Grundlage für diesen neuen Index ist eine Idee, die vor zwei Jahren auf der Jahrestagung des ForschungsVerbunds Erneuerbare Energien FVEE vorgestellt wurde. Die damalige Darstellung beschrieb auf der x-Achse den Anteil regenerativer Energien am gesamten Strommix. Auf der Ordinate fand sich die Energieeffizienz als Quotient von Bruttoinlandprodukt (BIP) beziehungsweise „gross domestic product“ (GDP) und dem Energieverbrauch. Die hier definierte Energieeffizienz ist das Inverse der bekannten Energieintensität des BIP, die beschreibt, wie viel Energie man benötigt, um eine Einheit des GDP zu produzieren. Der inverse Betrag, der beschreibt, wie viel Dollar an Wirtschaftsleistung man für eine Energieeinheit erhalten kann, sollte so groß wie möglich sein und ist daher als Ordinate eines derartigen Graphen gut geeignet. Nachdem der Fortschritt bei der Transformation des Energiesystems in beiden wesentlichen Aspekten, der Energieeffizienz und dem Ausbau erneuerbarer Energien, anschaulich deutlich wurde, gab es die Überlegung, ob daraus nicht eine griffige Zahl entwickelt werden könnte. Um allerdings Konsistenz zu gewährleisten, musste auch auf der Abszisse ein Bezug zum gesamten Energieverbrauch hergestellt werden. Als Zielpunkt der Transformation des Energiesystems sollte hier natürlich ein Anteil von 100 % regenerativer Energien stehen, auf der Ordinate dagegen ist ein Zielpunkt der Energieeffizienz schwieriger zu definieren. Das Fraunhofer ISE wählte als Ziel des Effizienzwerts zwei Dollar pro Kilowattstunde, also in etwa das Doppelte der heutigen Effizienz von Deutschland.

Um nun einen Index zu erstellen, war es der erste Ansatz, die Länge des Vektors vom Ursprung (0,0) mit dem jeweiligen Punkt für ein spezifisches Land zu berechnen, und diese Länge durch die Länge des optimalen Vektors zu teilen.

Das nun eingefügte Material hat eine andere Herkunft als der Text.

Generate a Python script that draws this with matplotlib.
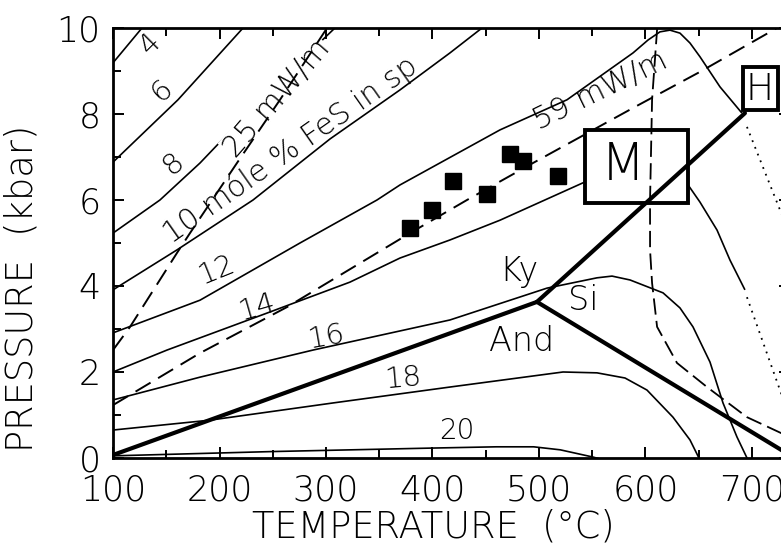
import matplotlib
matplotlib.use("Agg")
import matplotlib.pyplot as plt
from matplotlib.patches import Rectangle

plt.rcParams["font.family"] = "DejaVu Sans"
plt.rcParams["font.weight"] = "light"


# Isopleths, mole % FeS in sphalerite (T in deg C, P in kbar)
fes4_t = [100, 127.2]
fes4_p = [9.19, 10.0]
fes6_t = [100, 161.0, 222.1]
fes6_p = [6.88, 8.33, 10.0]
fes8_t = [100, 144.1, 181.7, 242.7, 308.4]
fes8_p = [5.23, 6.0, 6.86, 8.44, 10.0]
fes10_t = [100, 160.1, 231.5, 303.8, 369.5, 416.4, 446.5]
fes10_p = [3.91, 4.84, 6.0, 7.42, 8.56, 9.42, 10.0]
fes12_t = [100, 181.7, 275.6, 347.9, 369.5, 463.4, 526.3, 588.3, 602.4, 613.6,
           623.0, 632.4, 641.8, 651.2, 670.0, 690.6]
fes12_p = [2.91, 3.67, 5.0, 6.0, 6.35, 7.63, 8.33, 9.42, 9.72, 9.91,
           9.95, 9.88, 9.65, 9.33, 8.63, 8.02]
fes12_dot_t = [695.3, 726.3, 735.7]
fes12_dot_p = [7.70, 5.77, 5.19]
fes14_t = [100, 150.7, 244.6, 322.5, 369.5, 416.4, 463.4, 543.2,
           640.0, 651.2, 667.2, 679.4, 693.4]
fes14_p = [2.0, 2.51, 3.37, 4.09, 4.65, 5.07, 5.53, 6.42,
           6.35, 5.95, 5.30, 4.60, 3.91]
fes14_dot_t = [695.3, 726.3, 735.7]
fes14_dot_p = [3.74, 1.58, 0.93]
fes16_t = [100, 181.7, 287.8, 416.4, 507.5, 554.5, 568.6, 585.5, 616.5, 632.4,
           644.6, 660.6, 672.8, 685.9, 696.3]
fes16_p = [1.35, 1.88, 2.51, 3.21, 3.95, 4.19, 4.23, 4.14, 3.84, 3.49,
           3.05, 2.23, 1.28, 0.49, -0.05]
fes18_t = [100, 191.1, 306.6, 416.4, 522.6, 554.5, 580.8, 601.4, 625.8, 641.8, 651.2]
fes18_p = [0.65, 0.88, 1.28, 1.65, 2.0, 1.98, 1.86, 1.58, 0.95, 0.42, -0.05]
fes20_t = [100, 250, 398, 460, 495, 520, 551, 567]
fes20_p = [0.05, 0.15, 0.23, 0.26, 0.26, 0.19, 0.02, -0.09]

# Al2SiO5 triple point and reactions
ky_and_t = [100, 498.1]
ky_and_p = [0.07, 3.63]
ky_sil_t = [498.1, 693.4]
ky_sil_p = [3.63, 8.02]
and_sil_t = [498.1, 740]
and_sil_p = [3.63, 0.0]

# Geotherms (dashed)
g25_t = [100, 116.0, 160.1, 172.3, 216.4, 256.8, 301.0]
g25_p = [2.51, 3.05, 4.77, 5.23, 6.86, 8.33, 10.0]
g59_t = [100, 181.7, 263.4, 378.9, 432.4, 494.4, 588.3, 651.2, 723.5]
g59_p = [1.23, 2.44, 3.51, 5.23, 6.0, 6.86, 8.14, 8.98, 10.0]

# steep dashed reaction near 600 C
rx_t = [611.0, 606.2, 604.3, 604.3, 606.2, 610.9, 629.6, 657.8, 695.3, 727.3, 735.7]
rx_p = [10.0, 8.33, 6.0, 4.84, 4.07, 3.05, 2.21, 1.65, 0.95, 0.58, 0.49]

# samples
sq_t = [378.9, 399.5, 419.3, 451.2, 472.8, 485.0, 517.9]
sq_p = [5.35, 5.77, 6.44, 6.14, 7.07, 6.91, 6.56]

x_ticks = [100, 200, 300, 400, 500, 600, 700]
y_ticks = [0, 2, 4, 6, 8, 10]


fig = plt.figure(figsize=(7.81, 5.53), dpi=100)
ax = fig.add_axes([0.1447, 0.1718, 0.8668, 0.7776])

thin = dict(color="black", lw=1.2, zorder=2, solid_capstyle="butt")
for t, p in [(fes4_t, fes4_p), (fes6_t, fes6_p), (fes8_t, fes8_p),
             (fes10_t, fes10_p), (fes12_t, fes12_p), (fes14_t, fes14_p),
             (fes16_t, fes16_p), (fes18_t, fes18_p), (fes20_t, fes20_p)]:
    ax.plot(t, p, **thin)

ax.plot(fes12_dot_t, fes12_dot_p, color="black", lw=1.3, ls=(0, (1, 3)), zorder=2)
ax.plot(fes14_dot_t, fes14_dot_p, color="black", lw=1.3, ls=(0, (1, 3)), zorder=2)

ax.plot(g25_t, g25_p, color="black", lw=1.4, ls=(0, (9, 4.5)), zorder=4)
ax.plot(g59_t, g59_p, color="black", lw=1.4, ls=(0, (9, 4.5)), zorder=2)
ax.plot(rx_t, rx_p, color="black", lw=1.3, ls=(0, (9, 3.5)), zorder=4)

for t, p in [(ky_and_t, ky_and_p), (ky_sil_t, ky_sil_p), (and_sil_t, and_sil_p)]:
    ax.plot(t, p, color="black", lw=3.0, zorder=4, solid_capstyle="round")

ax.plot(sq_t, sq_p, ls="none", marker="s", ms=11.5, color="black", zorder=5)

# M and H boxes
ax.add_patch(Rectangle((543.2, 5.93), 96.7, 1.70, fc="white", ec="black", lw=2.8, zorder=3))
ax.add_patch(Rectangle((691.6, 8.09), 32.9, 1.00, fc="white", ec="black", lw=2.8, zorder=3))
ax.text(578.9, 6.79, "M", fontsize=37, ha="center", va="center", zorder=6)
ax.text(707.5, 8.58, "H", fontsize=27, ha="center", va="center", zorder=6)

lab = dict(ha="center", va="center", rotation_mode="anchor", zorder=6)
ax.text(134.7, 9.63, "4", fontsize=20, rotation=45, **lab)
ax.text(146.0, 8.53, "6", fontsize=21, rotation=42, **lab)
ax.text(156.3, 6.84, "8", fontsize=21, rotation=40, **lab)
ax.text(266.5, 7.18, "10 móle % FeS in sp", fontsize=21.5, rotation=35, **lab)
ax.text(254.0, 8.37, "25 mW/m", fontsize=21.5, rotation=49,
        bbox=dict(fc="white", ec="none", pad=0.5), ha="center", va="center",
        rotation_mode="anchor", zorder=3)
ax.text(557.3, 8.53, "59 mW/m", fontsize=21.5, rotation=26, **lab)
ax.text(197.7, 4.37, "12", fontsize=21, rotation=22, **lab)
ax.text(235.2, 3.51, "14", fontsize=21, rotation=16, **lab)
ax.text(301.0, 2.81, "16", fontsize=21, rotation=10, **lab)
ax.text(372.3, 1.86, "18", fontsize=21, rotation=5, **lab)
ax.text(423.0, 0.63, "20", fontsize=20, **lab)
ax.text(481.2, 4.33, "Ky", fontsize=24, **lab)
ax.text(541.3, 3.67, "Si", fontsize=24, **lab)
ax.text(484.0, 2.72, "And", fontsize=24, **lab)

ax.set_xlim(100, 735.7)
ax.set_ylim(0, 10)
ax.set_xticks(x_ticks)
ax.set_xticks([150, 250, 350, 450, 550, 650], minor=True)
ax.set_yticks(y_ticks)
ax.set_yticks([1, 3, 5, 7, 9], minor=True)
ax.tick_params(which="both", direction="in", top=True, right=True, width=1.4)
ax.tick_params(which="major", length=8, labelsize=25)
ax.tick_params(axis="x", which="major", pad=11)
ax.tick_params(axis="y", which="major", pad=9)
ax.tick_params(which="minor", length=6)
for s in ax.spines.values():
    s.set_linewidth(2.0)

fig.text(433 / 781, 1 - 527 / 553, "TEMPERATURE  (°C)", fontsize=26.5,
         ha="center", va="center")
fig.text(22 / 781, 1 - 288 / 553, "PRESSURE  (kbar)", fontsize=26.5,
         ha="center", va="center", rotation=90)

fig.savefig("out.png", dpi=100)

Eine genauere Analyse zeigt jedoch, dass dieser Ansatz Abweichungen auf dem Weg zum idealen Punkt belohnen würde, denn Länder, die zunächst nur einen der beiden Faktoren betonten, schnitten besser ab als Staaten, die bereits auf dem idealen 45 °-Weg voranschritten. Daher machte es Sinn, als Index die Projektion des Vektors eines bestimmten Landes auf die Diagonale zu definieren, geteilt durch die Länge des idealen Vektors.

 

Das Ergebnis

Im Resultat liegt Schweden im ersten Ranking von 17 Staaten an erster Stelle mit einem ETI von 40 knapp vor Brasilien mit 39. Deutschland (30) folgt hinter Italien (34) zusammen mit Japan (30) und Großbritannien (30) gleichauf auf dem vierten Rang. Bei der Zuwachsrate seit dem Jahr 1990 liegt Deutschland jedoch zusammen mit Großbritannien an der Spitze. Auf abgeschlagenen Plätzen beim aktuellen Indexwert finden sich derzeit Länder wie die USA (18) und China (11) wieder. Das ETI-Ranking hat auch einen direkten Bezug zur Klimaproblematik. 100 % erneuerbare Energien bedeuten auch keine CO2-Emissionen mehr aus dem Energiesektor, und auch die Verbesserung der Energieeffizienz wirkt sich natürlich direkt in der Verminderung von CO2-Emissionen aus. Künftig soll jährlich ein Ranking veröffentlicht werden, um zu dokumentieren, welche Länder die Energiewende ernsthaft angehen, und wer dabei zurückbleibt.